Try to understand where your aunt, uncle, dad or brother is coming from, which means never starting a sentence with the following phrase: "How could you possibly vote for...!?!" That's only going to put the person you ask on the defensive.”
Not rocket science, for sure, but good reminders about communication skills and an excellent reminder that divisiveness can start and end with me. )
Their petition letter said, among other things and paraphrasing, “this is not the time for political retribution.” The overall no-nonsense attitude I have gotten from No Labels in the past put me in touch with their good intentions and put me over the edge about what to do and even how to think regarding the nomination.

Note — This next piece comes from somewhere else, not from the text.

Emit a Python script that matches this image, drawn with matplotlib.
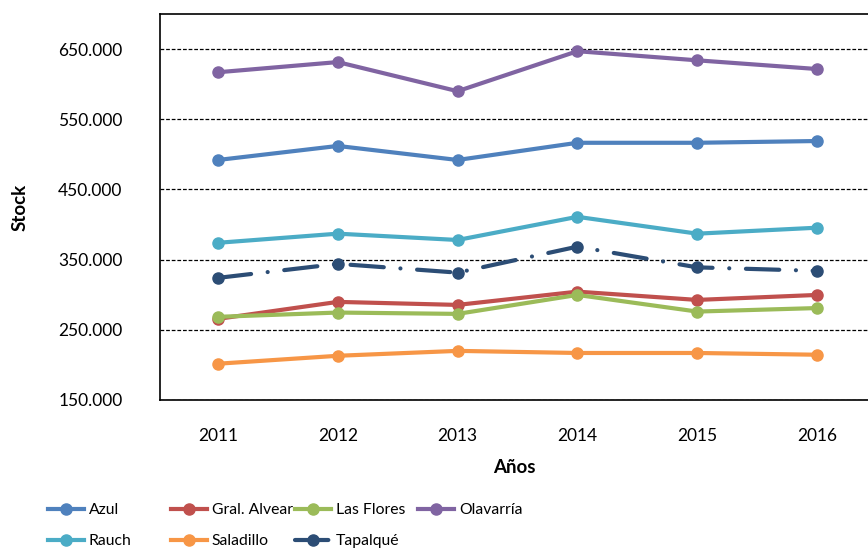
import numpy as np
import matplotlib.pyplot as plt
from matplotlib.ticker import FuncFormatter

plt.rcParams['font.family'] = ['Lato', 'DejaVu Sans']

years = ["2011", "2012", "2013", "2014", "2015", "2016"]

azul = [492000, 512000, 492000, 516500, 516500, 519000]
gral_alvear = [265600, 289800, 285500, 304400, 292600, 299700]
las_flores = [268500, 274600, 272700, 299700, 276000, 281000]
olavarria = [617000, 631500, 590000, 647000, 634000, 621600]
rauch = [374000, 387000, 378000, 411000, 387000, 395500]
saladillo = [201700, 213000, 220000, 217000, 217000, 214500]
tapalque = [324000, 344000, 331500, 368500, 339000, 334000]

names = ["Azul", "Gral. Alvear", "Las Flores", "Olavarría", "Rauch", "Saladillo", "Tapalqué"]
series = [azul, gral_alvear, las_flores, olavarria, rauch, saladillo, tapalque]
colors = ["#4F81BD", "#C0504D", "#9BBB59", "#8064A2", "#4BACC6", "#F79646", "#2C4D75"]

fig = plt.figure(figsize=(8.68, 5.49), dpi=100)
ax = fig.add_axes([160 / 868, 1 - 400 / 549, 1 - 160 / 868, (400 - 14) / 549])

x = np.arange(len(years))
lines = {}
for name, vals, c in zip(names, series, colors):
    if name == "Tapalqué":
        ln, = ax.plot(x, vals, color=c, lw=3, marker="o", ms=8,
                      dashes=(8, 4, 0.01, 4), dash_capstyle="round", zorder=3)
    else:
        ln, = ax.plot(x, vals, color=c, lw=3, marker="o", ms=8, zorder=3)
    lines[name] = ln

ax.set_xlim(-0.484, 5.426)
ax.set_ylim(150000, 700000)
ax.set_yticks(np.arange(150000, 700000, 100000))
ax.yaxis.set_major_formatter(FuncFormatter(lambda v, p: f"{int(v):,}".replace(",", ".")))
ax.set_xticks(x)
ax.set_xticklabels(years)
ax.tick_params(axis="both", length=0, labelsize=12.5)
ax.tick_params(axis="y", pad=27)
ax.tick_params(axis="x", pad=20)

ax.yaxis.grid(True, color="black", linestyle=(0, (3, 1.5)), linewidth=0.9)
ax.set_axisbelow(True)
for s in ["left", "bottom", "top"]:
    ax.spines[s].set_color("black")
    ax.spines[s].set_linewidth(1.2)
ax.spines["right"].set_visible(False)

ax.set_ylabel("Stock", fontsize=13.5, fontweight="bold", labelpad=21)
ax.set_xlabel("Años", fontsize=13.5, fontweight="bold", labelpad=11)

# leyenda en columnas de ancho fijo (como en Excel)
cols = [["Azul", "Rauch"], ["Gral. Alvear", "Saladillo"], ["Las Flores", "Tapalqué"], ["Olavarría"]]
col_x = [48, 171, 295, 418]
for cx, col in zip(col_x, cols):
    fig.legend([lines[n] for n in col], col, loc="upper left",
               bbox_to_anchor=(cx / 868, 1 - 503 / 549), frameon=False,
               fontsize=11.3, handlelength=2.3, handletextpad=0.3,
               labelspacing=1.1, borderaxespad=0, borderpad=0)

fig.savefig("out.png", dpi=100)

I’d seen and read other items, most of which said something like, “The Democrats need to develop some spine,” some of which said, “the court needs a 9th justice, get on with the consideration of this nominee.” My own knee-jerk reaction was with those wanting the Democrats to get a spine, but I also knew that my knee-jerk reaction was neither my best self nor a basis on which to decide. I was, and remain, concerned that giving a fair hearing will only embolden the Republicans to more dirty – though entirely lawful – tricks. My perception is they are completely shameless. I know that fear is not a good reason to decide much of anything, and the urging of No Labels put me over the top.
So … I am now squarely behind vetting Judge Gorsuch. I doubt that I want him confirmed, though I do like his notion that the role of the judiciary is other than creating new law, only interpreting the law that is in front of it.
My fervent hope, regardless of who the ultimate justice is, is that there is enough written law and Constitutional limits on Presidential power that our current President is unable to govern as he seems to have been trying to do since the inauguration. And that the judges who hear the cases are independent enough to make the appropriate decisions and have tools adequate to the task of enforcing them.